On top of this, the peak memory utilization of the engine scales much better with increasing numbers of input series. The graph below shows the peak memory consumption when evaluating sum by (group) (metric{...}) with different numbers of input series:

Line graph comparing memory utilization of Prometheus' engine and Mimir Query Engine across series counts, with Prometheus using more memory.

It’s important to note that MQE is 100% compatible with all stable PromQL features, which means we can still run all existing queries, dashboards, and alerts using the Mimir Query Engine while getting the benefit of faster execution and better memory utilization. 

Testing correctness

The most important property of a good query engine is the correctness, meaning its ability to produce results that are accurate and complete. Afterall, what’s the point of having a faster and more memory-efficient query engine if it produces the wrong result?

While building MQE, we used the existing query engine — PromQL engine — as the reference for correctness. We knew the result of each query sent to MQE must match the output from Prometheus’ engine. 

We tested correctness in two ways. First, we had different unit tests run the same query against two query engines and made sure they had a consistent result. Prometheus provides the PromQL test scripting language, which is a very useful tool for setting up different time series and samples, and helped us test query engine correctness precisely.
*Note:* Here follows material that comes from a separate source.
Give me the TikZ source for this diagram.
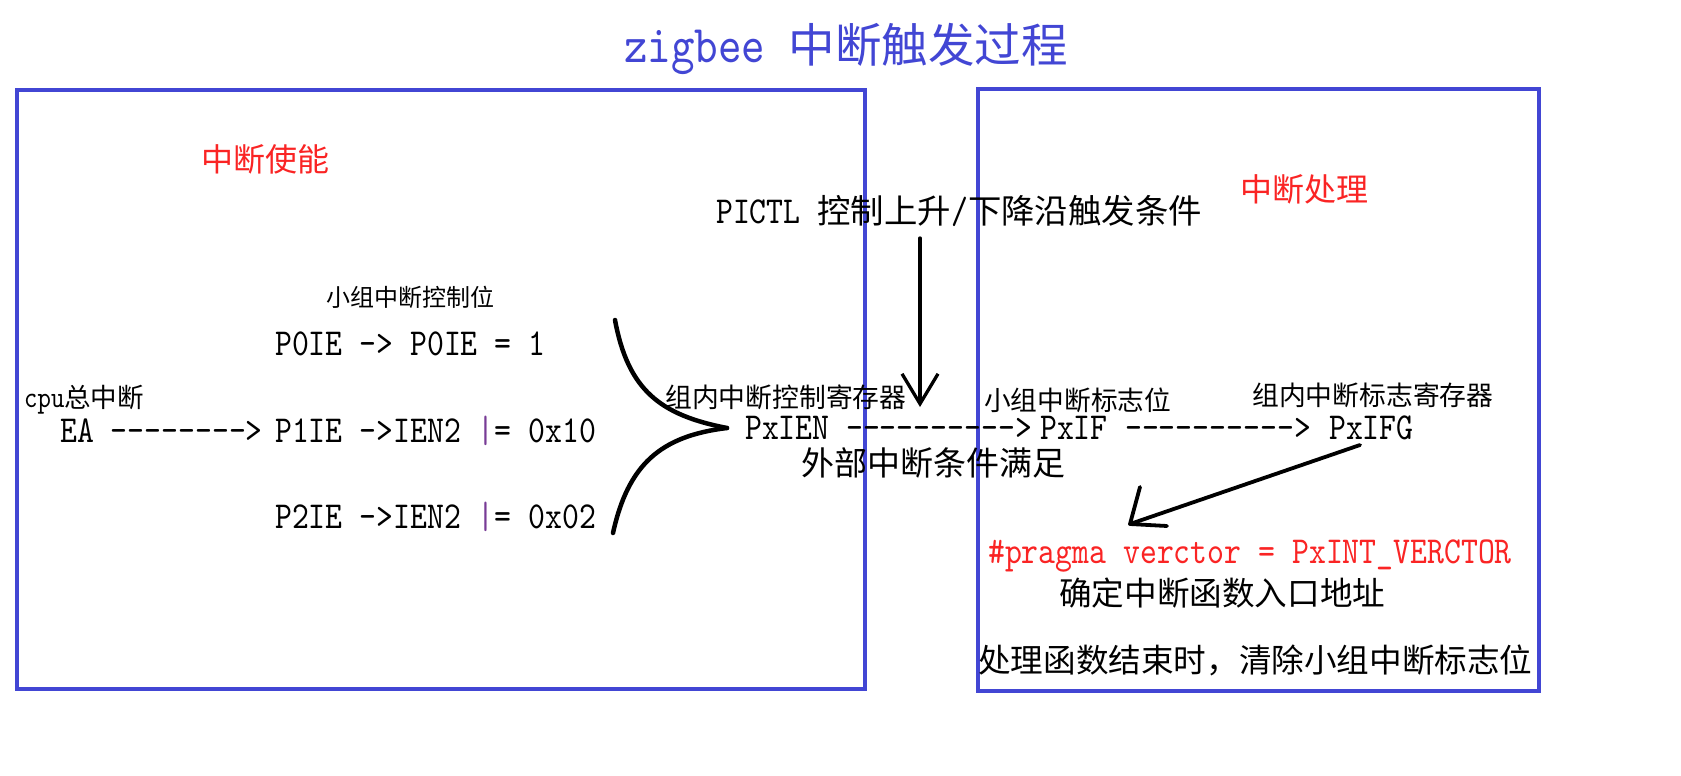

Second, we ran a parallel query path in Grafana Cloud’s staging environment using Mimir query-tee to compare the results from real, live queries. This helped us catch possible correctness issues and edge cases that might be missed from the unit tests alone.

Flowchart showing a system architecture with 'query-tee' at the top, connected to two 'query-frontend' boxes, each linked to a 'querier.'

The diagram above shows how the parallel query path works. The same query comes to query-tee which is fanned out to a Prometheus read path and MQE read path. Each query-frontend will forward the request downstream and return each result back to query-tee, which will perform a comparison, alerting us to discrepancies between the two engines.